By including mobile money data, the model captures consumption patterns that traditional statistics might miss or report too late. The study finds that digital payment figures play an important role in updating growth estimates, especially in the middle of each quarter when fresh data arrive.

Why Trade and Production Matter Most

The research highlights the central role of trade in Kenya’s economy. Imports and exports consistently have a strong influence on growth revisions. Imports are particularly important because they often include machinery, equipment and intermediate goods that support domestic production.

Electricity generation and vehicle production also stand out as reliable signals. When electricity output rises, it usually reflects increased industrial activity. Similarly, vehicle assembly provides insight into manufacturing performance.

The model does more than generate a number. It also explains why the estimate changes. Each new data release is compared with what the model expected. Only unexpected results, described as “news,” trigger revisions. For example, if exports come in stronger than predicted, the growth estimate rises. If remittances disappoint, the forecast moves lower. This transparency helps policymakers understand which sectors are driving momentum.

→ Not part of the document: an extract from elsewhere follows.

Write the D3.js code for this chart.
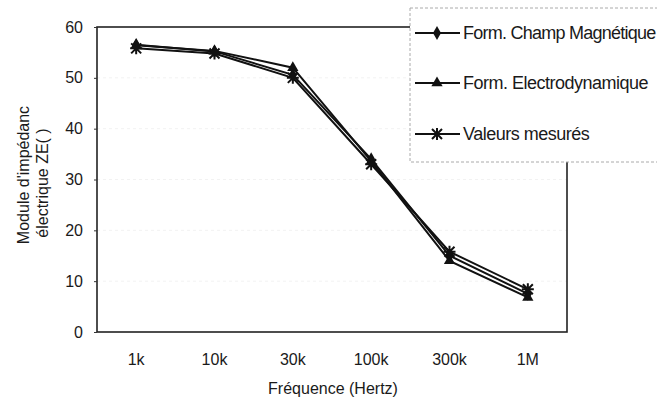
<!DOCTYPE html>
<html><head><meta charset="utf-8">
<script src="https://cdn.jsdelivr.net/npm/d3@7"></script>
<style>body{margin:0;background:#fff}svg{display:block}text{font-family:"Liberation Sans",Arial,sans-serif;fill:#1a1a1a}</style>
</head><body><svg id="c" width="657" height="403"></svg>
<script>
const categories = ["1k","10k","30k","100k","300k","1M"];
const champMagnetique = [56.5, 55.2, 50.6, 34.0, 15.0, 7.5];
const electrodynamique = [56.4, 55.3, 52.0, 33.6, 14.0, 6.8];
const mesures = [55.8, 54.8, 50.0, 33.0, 15.8, 8.4];
const yTicks = [0,10,20,30,40,50,60];
const seriesNames = ["Form. Champ Magnétique","Form. Electrodynamique","Valeurs mesurés"];

const svg = d3.select("#c");
const L=97, R=567, T=27, B=332;
const x = d3.scaleBand().domain(categories).range([L,R]);
const y = d3.scaleLinear().domain([0,60]).range([B,T]);
const FONT = "Liberation Sans, Arial, sans-serif";

// faint gridlines
svg.append("g").selectAll("line").data(yTicks.slice(1,-1)).join("line")
  .attr("x1",L).attr("x2",R).attr("y1",d=>y(d)).attr("y2",d=>y(d))
  .attr("stroke","#f2f2f2").attr("stroke-dasharray","3,3");

// frame
svg.append("rect").attr("x",L).attr("y",T).attr("width",R-L).attr("height",B-T)
  .attr("fill","none").attr("stroke","#222").attr("stroke-width",1.6);

// y axis
const ya = svg.append("g").attr("transform",`translate(${L},0)`)
  .call(d3.axisLeft(y).tickValues(yTicks).tickSize(3).tickPadding(11));
ya.select(".domain").remove();
ya.selectAll("line").attr("stroke","#333");
ya.selectAll("text").attr("font-size",16).style("font-family",FONT).attr("fill","#1a1a1a");

// x axis labels
const xa = svg.append("g").attr("transform",`translate(0,${B})`)
  .call(d3.axisBottom(x).tickSize(0).tickPadding(0));
xa.select(".domain").remove();
xa.selectAll("text").attr("font-size",16).style("font-family",FONT).attr("fill","#1a1a1a")
  .attr("dy",null).attr("y",33);

svg.append("text").attr("x",(L+R)/2+1).attr("y",394).attr("text-anchor","middle")
  .attr("font-size",16).text("Fréquence (Hertz)");

svg.append("text").attr("transform","translate(29,175) rotate(-90)").attr("text-anchor","middle")
  .attr("font-size",16).text("Module d'impédanc");
svg.append("text").attr("transform","translate(48,183) rotate(-90)").attr("text-anchor","middle")
  .attr("font-size",16).text("électrique ZE(  )");

const cx = d => x(d)+x.bandwidth()/2;
const data = [champMagnetique, electrodynamique, mesures];
const symbols = [d3.symbolDiamond, d3.symbolTriangle, null];
const line = d3.line().x((v,i)=>cx(categories[i])).y(v=>y(v));

function drawMarker(g, k, px, py){
  if(k===2){
    const s=5;
    const p = `M${px-s},${py-s}L${px+s},${py+s}M${px+s},${py-s}L${px-s},${py+s}M${px},${py-s-1}L${px},${py+s+1}M${px-s-1},${py}L${px+s+1},${py}`;
    g.append("path").attr("d",p).attr("stroke","#111").attr("stroke-width",2).attr("fill","none");
  } else {
    g.append("path").attr("d",d3.symbol().type(symbols[k]).size(55)())
      .attr("transform",`translate(${px},${py})`).attr("fill","#111");
  }
}

data.forEach((vals,k)=>{
  svg.append("path").datum(vals).attr("d",line).attr("fill","none")
    .attr("stroke","#111").attr("stroke-width",2);
});
data.forEach((vals,k)=>{
  const g = svg.append("g");
  vals.forEach((v,i)=>drawMarker(g,k,cx(categories[i]),y(v)));
});

// legend
const lg = svg.append("g");
lg.append("rect").attr("x",410).attr("y",8).attr("width",260).attr("height",154)
  .attr("fill","#fff").attr("stroke","#aaa").attr("stroke-dasharray","3,2");
const ly = [33, 83, 134];
seriesNames.forEach((n,k)=>{
  lg.append("line").attr("x1",415).attr("x2",460).attr("y1",ly[k]).attr("y2",ly[k])
    .attr("stroke","#111").attr("stroke-width",2);
  drawMarker(lg,k,437,ly[k]);
  const t = lg.append("text").attr("x",463).attr("y",ly[k]+6).attr("font-size",18)
    .attr("letter-spacing","-0.5").text(n);
  if(k===0) t.attr("letter-spacing","-0.75");
});
</script></body></html>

Strong Results and Big Implications

The researchers tested the model in real time from 2021 through 2025. As new data were added each month, the growth estimates became more accurate and moved closer to the official GDP figures. When compared with forecasts from the Central Bank of Kenya and the IMF’s World Economic Outlook, the model performed competitively. In some cases, it adjusted more quickly to new information.

Perhaps the most important message is that sophisticated real-time forecasting is possible even in data-constrained environments. Kenya’s economic indicators show enough common movement to allow a small set of statistical factors to capture the overall business cycle.

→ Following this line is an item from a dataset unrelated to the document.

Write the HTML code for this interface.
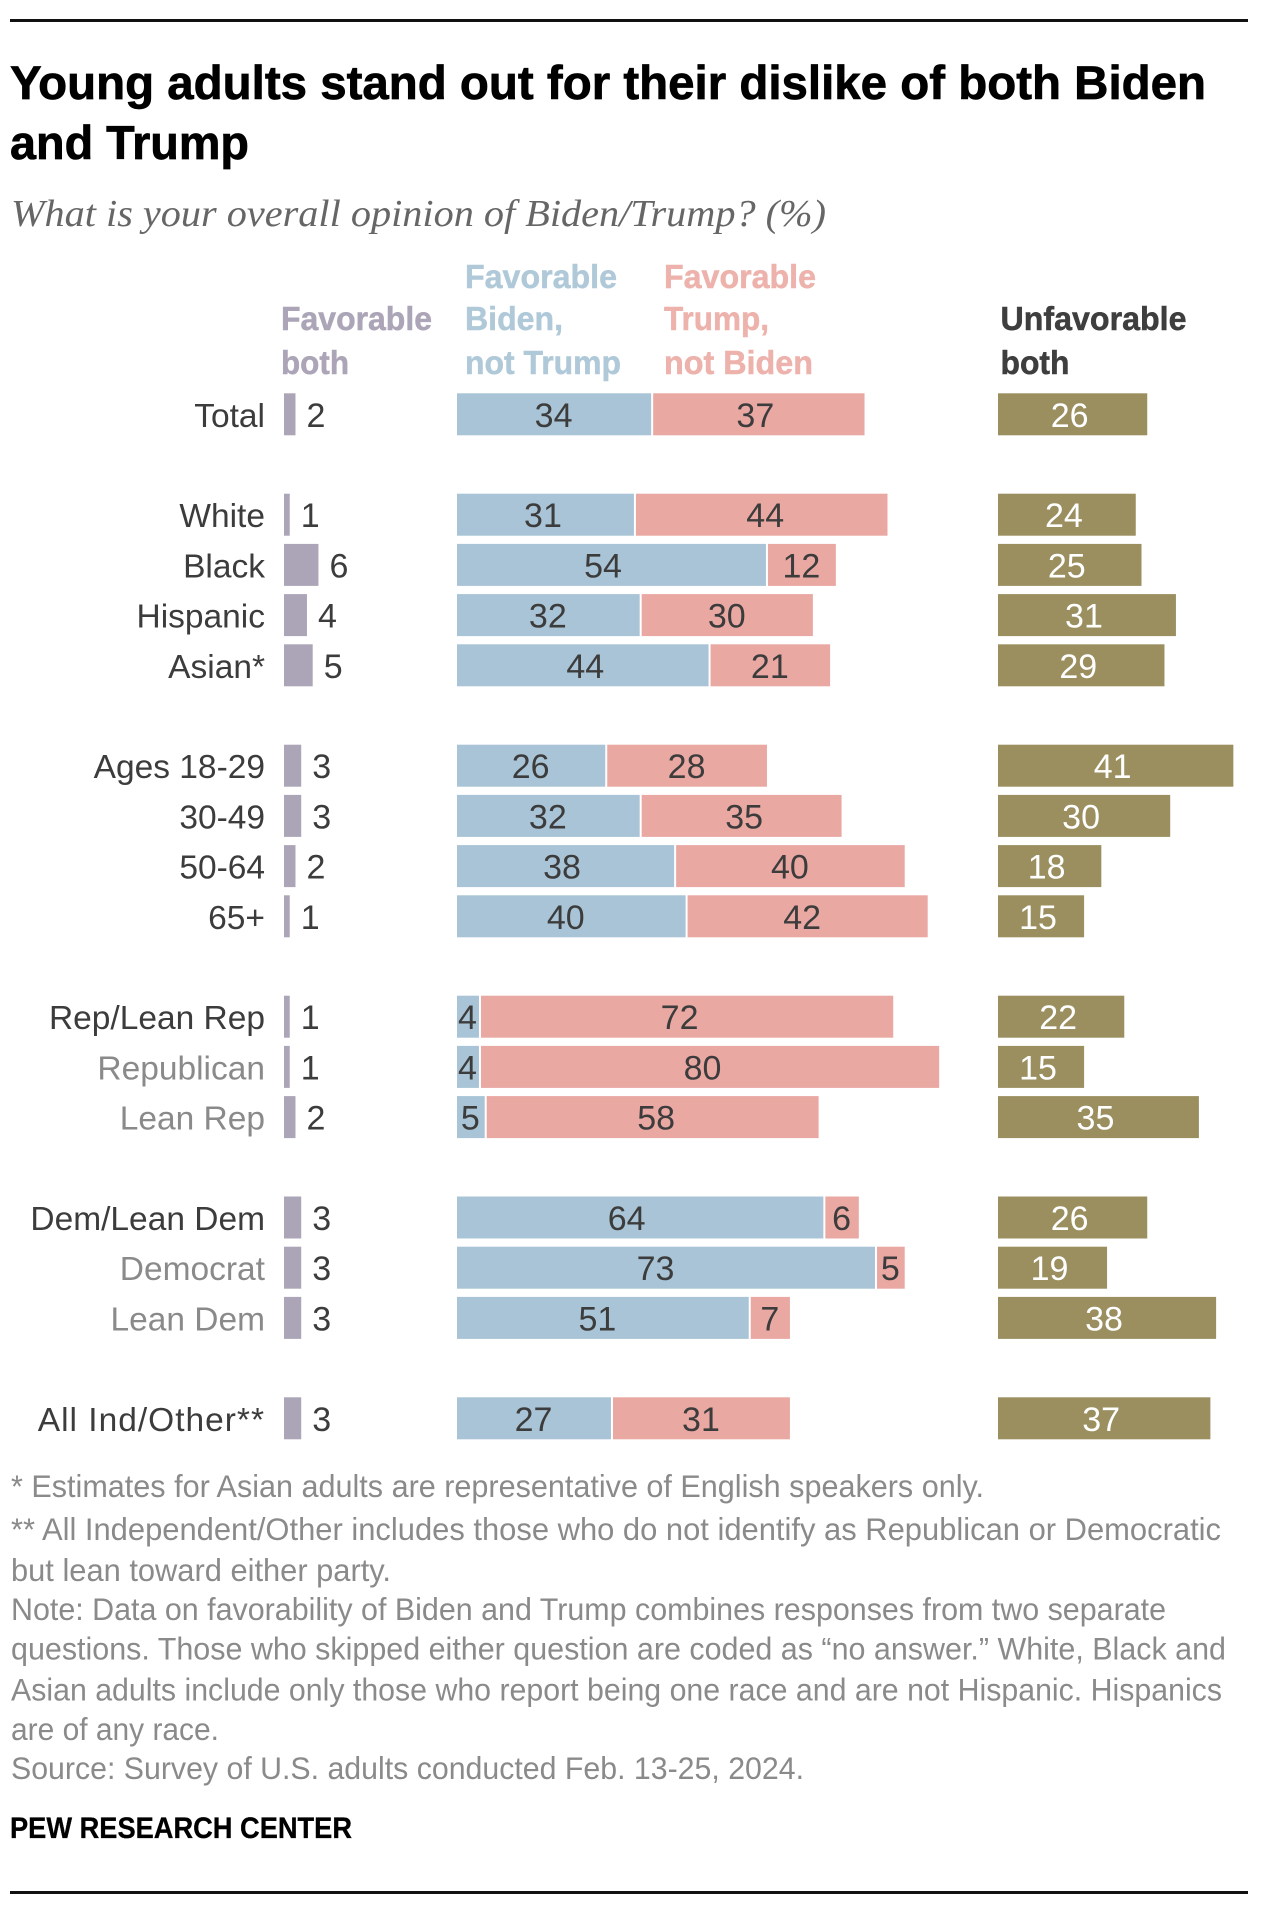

For policymakers, the benefit is clear. Instead of waiting months for official GDP data, they can rely on a continuously updated estimate based on observable monthly information. As new high-frequency data become available, the system can easily incorporate them.

In a fast-changing world, better information means better decisions. This study shows that with the right tools, Kenya can track its economic pulse in real time rather than months after the fact.